Common data analysis mistakes - and how to avoid them

  • April 13, 2021

Data doesn’t lie, but people make mistakes. Analysts are only human and, therefore, are susceptible to errors and bias that can result in misleading conclusions. Given the weight that is now given to data-driven insights, it’s vital to minimise potential errors as much as possible. Here are a few common challenges analysts face, and how to avoid making costly mistakes.

Data validation

Once you have been working as a data analyst for some time, it’s easy to forget the basics. Validating your data should never be rushed, because there is nothing worse than conducting your entire analysis, only to find the numbers do not add up.
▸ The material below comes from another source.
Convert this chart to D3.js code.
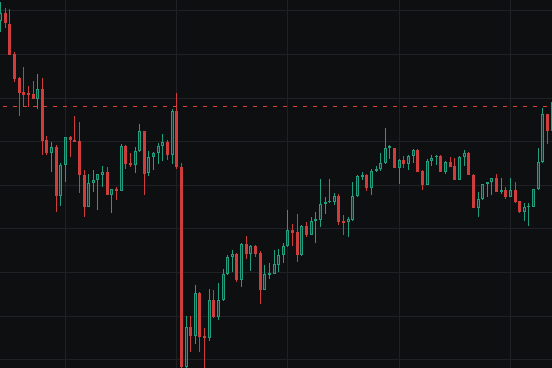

This is especially important if someone else has worked on the dataset before passing it over to you — make sure you request all the information you need, such as summary reports. A row count and key column summaries are usually a good way to start off data validation, but the exact steps will depend on your dataset. The most important thing is to have a clear plan of how you will validate your data before you even touch it — and continue to validate your data each time you make a major change to ensure the results are as you expected. Documenting your steps in this way will save you countless hours of trying to find the moment your analysis went wrong.

Theory overload

Many early career data analysts spend too much time on theory, overloading on trendy statistics and algorithms. While it’s important to keep learning the latest industry techniques, this can be a waste of time if you’re not applying them, because it’s extremely difficult to master new skills without consistent practice. Accept that you cannot learn everything and prioritise techniques that will provide you with the highest return on time-investment for the projects you are currently working on. It’s much better to master a smaller number of useful everyday techniques that have a broad but vague theoretical understanding of advanced concepts that you rarely use.

Understanding your data

Many data analysts are overly focused on applying the model, and as a result they rush some of the early stages of analysis. However, taking the time to understand the data by exploring it and applying visualisation techniques can improve the quality of your models, so it’s not a step that should be overlooked. You will also be more likely to catch unusual distributions of data, outliers, inconsistencies and/or missing values. At the most extreme end, failing to  understand your data could bias the model and lead to an incorrect conclusion. This conclusion could then be used to guide future business decisions, so it could become a very costly mistake.

Looking beyond the data

If you really want to establish yourself as someone who provides cutting-edge insights for their business, then you need to be more than just an analyst. Data doesn’t exist in a vacuum, and the conclusions you draw should take context into account. To improve your insights, try to understand key industry-specific concepts, research the wider market and stay aware of trends and developments in your area. This will improve the way you communicate the importance of your analysis to business stakeholders and help you stand out from the competition. In addition, having industry knowledge can help you avoid incorrect data conclusions. For example, ‘correlation is not causation’ is a guiding principle of statistics — meaning that you cannot assume two associated relationships are causally impacting each other. Take this very simple example: an analyst notices a correlation between ice cream sales and sunburn and incorrectly concludes that sunburn drives ice cream sales. They lack the industry specific knowledge to realise that hot weather is driving both trends. Obviously, the factors driving industry trends are many and complex, but all this means is that mistakes of this nature are much easier to make.